Working on same problem to optimize it more, by scaling it to multiple GPUs.
Yes. I have implemented the Nonlinear Anisotropic Diffusion Filter using the CUDA api.
It is fairly easy, since it's a filter that must be run in parallel given an input image. I haven't encountered many difficulties on this, since it just required a simple kernel. The speedup was at about 300x. This was my final project on CS. The project can be found here (it's written in Portuguese thou).
I have tried writing the Mumford&Shah segmentation algorithm too, but that has been a pain to write, since CUDA is still in the beginning and so lots of strange things happen.

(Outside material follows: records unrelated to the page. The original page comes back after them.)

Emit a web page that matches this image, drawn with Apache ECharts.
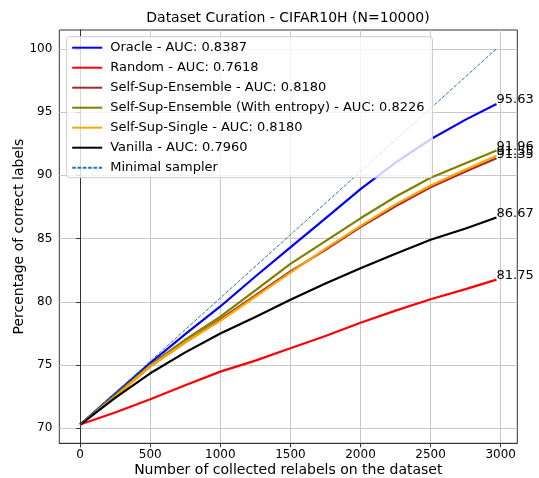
<!DOCTYPE html>
<html>
<head>
<meta charset="utf-8">
<script src="https://cdn.jsdelivr.net/npm/echarts@6/dist/echarts.min.js"></script>
<style>html,body{margin:0;padding:0;background:#fff}#c{width:539px;height:478px}</style>
</head>
<body>
<div id="c"></div>
<script>
const xs = [0, 250, 500, 750, 1000, 1250, 1500, 1750, 2000, 2250, 2500, 2750, 2970];
const oracle = [70.3, 72.75, 75.15, 77.45, 79.63, 82.0, 84.3, 86.6, 88.9, 91.0, 92.85, 94.4, 95.63];
const random = [70.3, 71.25, 72.3, 73.4, 74.48, 75.35, 76.33, 77.3, 78.35, 79.3, 80.2, 81.0, 81.75];
const ensemble = [70.3, 72.5, 74.9, 76.8, 78.6, 80.5, 82.4, 84.1, 85.9, 87.55, 89.05, 90.3, 91.35];
const ensembleEntropy = [70.3, 72.6, 75.0, 77.0, 78.83, 80.9, 83.0, 84.8, 86.6, 88.3, 89.8, 90.95, 91.96];
const single = [70.3, 72.5, 74.9, 76.8, 78.5, 80.4, 82.3, 84.2, 86.0, 87.7, 89.2, 90.45, 91.55];
const vanilla = [70.3, 72.4, 74.35, 76.0, 77.5, 78.8, 80.16, 81.45, 82.66, 83.8, 84.9, 85.8, 86.67];
const minimalX = [0, 2970];
const minimalY = [70.3, 100];
const xTicks = [0, 500, 1000, 1500, 2000, 2500, 3000];
const yTicks = [70, 75, 80, 85, 90, 95, 100];
const names = [
  'Oracle - AUC: 0.8387',
  'Random - AUC: 0.7618',
  'Self-Sup-Ensemble - AUC: 0.8180',
  'Self-Sup-Ensemble (With entropy) - AUC: 0.8226',
  'Self-Sup-Single - AUC: 0.8180',
  'Vanilla - AUC: 0.7960',
  'Minimal sampler'
];
const colors = ['#0000ff', '#ff0000', '#a52a2a', '#808000', '#ffa500', '#000000', '#1f77b4'];
const seriesValues = [oracle, random, ensemble, ensembleEntropy, single, vanilla];

const FONT = 'DejaVu Sans';
const pairs = (xa, ya) => xa.map((x, i) => [x, ya[i]]);

const series = seriesValues.map((vals, i) => ({
  name: names[i],
  type: 'line',
  data: pairs(xs, vals),
  symbol: 'none',
  lineStyle: { color: colors[i], width: 2.2 },
  itemStyle: { color: colors[i] },
  z: 2 + i * 0.01,
  endLabel: {
    show: true,
    formatter: p => p.value[1].toFixed(2),
    color: '#000',
    fontFamily: FONT,
    fontSize: 13,
    distance: 0,
    offset: [0, -4]
  }
}));
series.push({
  name: names[6],
  type: 'line',
  data: pairs(minimalX, minimalY),
  symbol: 'none',
  lineStyle: { color: colors[6], width: 1, type: [3.7, 1.6] },
  itemStyle: { color: colors[6] },
  z: 3
});

const chart = echarts.init(document.getElementById('c'), null, { renderer: 'canvas' });
chart.setOption({
  animation: false,
  backgroundColor: '#fff',
  textStyle: { fontFamily: FONT },
  title: {
    text: 'Dataset Curation - CIFAR10H (N=10000)',
    left: 288, top: 11, textAlign: 'center', padding: 0,
    textStyle: { fontFamily: FONT, fontSize: 14, fontWeight: 'normal', color: '#000' }
  },
  grid: {
    left: 59.3, right: 21.7, top: 30, bottom: 34.7,
    show: true, borderColor: '#333', borderWidth: 1, backgroundColor: 'transparent',
    outerBoundsMode: 'none', containLabel: false
  },
  legend: {
    orient: 'vertical',
    left: 66.7, top: 36.7,
    padding: [4, 8, 3, 4.5],
    itemWidth: 30, itemHeight: 14, itemGap: 6,
    backgroundColor: 'rgba(255,255,255,0.8)',
    borderColor: '#cccccc', borderWidth: 1, borderRadius: 3,
    itemStyle: { opacity: 0 },
    textStyle: { fontFamily: FONT, fontSize: 13, color: '#000', lineHeight: 14, padding: [0, 0, 0, 3] },
    data: names
  },
  xAxis: {
    type: 'value', min: -148.5, max: 3118.5,
    name: 'Number of collected relabels on the dataset',
    nameLocation: 'middle', nameGap: 20, nameMoveOverlap: false,
    nameTextStyle: { fontFamily: FONT, fontSize: 14, color: '#000' },
    axisLine: { show: true, lineStyle: { color: '#333', width: 1 } },
    axisTick: { show: true, customValues: xTicks, length: 4, lineStyle: { color: '#333' } },
    axisLabel: { customValues: xTicks, margin: 6, fontFamily: FONT, fontSize: 12, color: '#000',
      formatter: v => String(v) },
    splitLine: { show: true, lineStyle: { color: '#c8c8c8', width: 1 } }
  },
  yAxis: {
    type: 'value', min: 68.815, max: 101.485,
    name: 'Percentage of correct labels',
    nameLocation: 'middle', nameGap: 33, nameMoveOverlap: false,
    nameTextStyle: { fontFamily: FONT, fontSize: 14, color: '#000' },
    axisLine: { show: true, lineStyle: { color: '#333', width: 1 } },
    axisTick: { show: true, customValues: yTicks, length: 4, lineStyle: { color: '#333' } },
    axisLabel: { customValues: yTicks, margin: 7, fontFamily: FONT, fontSize: 12, color: '#000',
      formatter: v => String(v) },
    splitLine: { show: true, lineStyle: { color: '#c8c8c8', width: 1 } }
  },
  series: series
});
</script>
</body>
</html>
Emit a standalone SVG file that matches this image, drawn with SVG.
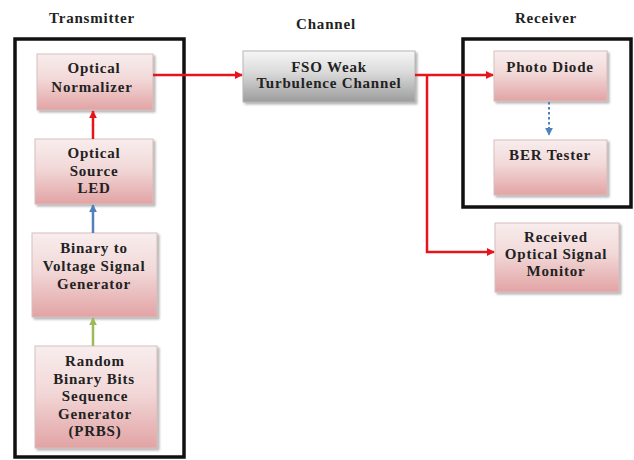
<svg xmlns="http://www.w3.org/2000/svg" width="634" height="460" viewBox="0 0 634 460">
<defs>
<linearGradient id="pink" x1="0" y1="0" x2="0" y2="1">
<stop offset="0" stop-color="#f8eded"/>
<stop offset="0.45" stop-color="#f2d8d8"/>
<stop offset="1" stop-color="#e2a3a4"/>
</linearGradient>
<linearGradient id="gray" x1="0" y1="0" x2="0" y2="1">
<stop offset="0" stop-color="#f6f6f6"/>
<stop offset="0.4" stop-color="#dcdcdc"/>
<stop offset="1" stop-color="#9c9c9c"/>
</linearGradient>
<filter id="sh" x="-10%" y="-10%" width="130%" height="130%">
<feDropShadow dx="2" dy="2" stdDeviation="1.2" flood-color="#777" flood-opacity="0.55"/>
</filter>
<marker id="ar" viewBox="0 0 10 10" refX="9" refY="5" markerWidth="8" markerHeight="8" markerUnits="userSpaceOnUse" orient="auto">
<path d="M0,0 L10,5 L0,10 z" fill="#e8141c"/>
</marker>
<marker id="ab" viewBox="0 0 10 10" refX="9" refY="5" markerWidth="8" markerHeight="8" markerUnits="userSpaceOnUse" orient="auto">
<path d="M0,0 L10,5 L0,10 z" fill="#4f81bd"/>
</marker>
<marker id="ag" viewBox="0 0 10 10" refX="9" refY="5" markerWidth="8" markerHeight="8" markerUnits="userSpaceOnUse" orient="auto">
<path d="M0,0 L10,5 L0,10 z" fill="#9bbb59"/>
</marker>
</defs>
<style>
text{font-family:'Liberation Serif','DejaVu Serif',serif;font-weight:bold;font-size:15px;fill:#222222;text-anchor:middle;letter-spacing:0.8px}
.box{fill:url(#pink);stroke:#d9bdbd;stroke-width:1;filter:url(#sh)}
.gbox{fill:url(#gray);stroke:#b5b5b5;stroke-width:1;filter:url(#sh)}
.frame{fill:none;stroke:#111;stroke-width:3.5}
.red{fill:none;stroke:#e8141c;stroke-width:2.5}
</style>
<rect width="634" height="460" fill="#ffffff"/>

<g id="labels">
<text x="92" y="23">Transmitter</text>
<text x="326" y="29">Channel</text>
<text x="546" y="23">Receiver</text>
</g>

<g id="frames">
<rect class="frame" x="15" y="39" width="169" height="418"/>
<rect class="frame" x="463" y="39" width="168" height="168"/>
</g>

<g id="optical-normalizer">
<rect class="box" x="37" y="54" width="116" height="56"/>
<text x="94" y="73">Optical</text>
<text x="92" y="92">Normalizer</text>
</g>

<g id="optical-source">
<rect class="box" x="35" y="139" width="118" height="65"/>
<text x="94" y="158">Optical</text>
<text x="94" y="176">Source</text>
<text x="94" y="193">LED</text>
</g>

<g id="binary-voltage">
<rect class="box" x="32" y="233" width="125" height="84"/>
<text x="94" y="253">Binary to</text>
<text x="94" y="271">Voltage Signal</text>
<text x="94" y="289">Generator</text>
</g>

<g id="prbs">
<rect class="box" x="35" y="346" width="122" height="102"/>
<text x="95" y="366">Random</text>
<text x="94" y="384">Binary Bits</text>
<text x="95" y="401">Sequence</text>
<text x="95" y="419">Generator</text>
<text x="95" y="436">(PRBS)</text>
</g>

<g id="fso-channel">
<rect class="gbox" x="243" y="51" width="172" height="51"/>
<text x="329" y="72">FSO Weak</text>
<text x="329" y="88">Turbulence Channel</text>
</g>

<g id="photo-diode">
<rect class="box" x="494" y="51" width="113" height="50"/>
<text x="550" y="72">Photo Diode</text>
</g>

<g id="ber-tester">
<rect class="box" x="494" y="140" width="113" height="55"/>
<text x="550" y="160">BER Tester</text>
</g>

<g id="monitor">
<rect class="box" x="495" y="223" width="124" height="69"/>
<text x="556" y="242">Received</text>
<text x="556" y="259">Optical Signal</text>
<text x="556" y="276">Monitor</text>
</g>

<g id="connectors">
<line x1="93" y1="346" x2="93" y2="318" stroke="#9bbb59" stroke-width="2.5" marker-end="url(#ag)"/>
<line x1="93" y1="233" x2="93" y2="205" stroke="#4f81bd" stroke-width="2.5" marker-end="url(#ab)"/>
<line class="red" x1="93" y1="139" x2="93" y2="111" marker-end="url(#ar)"/>
<line class="red" x1="153" y1="75" x2="242" y2="75" marker-end="url(#ar)"/>
<line class="red" x1="415" y1="75" x2="493" y2="75" marker-end="url(#ar)"/>
<polyline class="red" points="427,75 427,252 494,252" marker-end="url(#ar)"/>
<line x1="549" y1="102" x2="549" y2="135" stroke="#4f81bd" stroke-width="2" stroke-dasharray="2.5,2.5" marker-end="url(#ab)"/>
</g>
</svg>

I have even seen a performance improvement by adding a if (false){} in the code O_O.
The results for this segmentation algorithm weren't good. I had a performance loss of 20x compared to a CPU approach (however, since it's a CPU, a different approach that yelded the same results could be taken). It's still a work in progress, but unfortunaly I left the lab I was working on, so maybe someday I might finish it.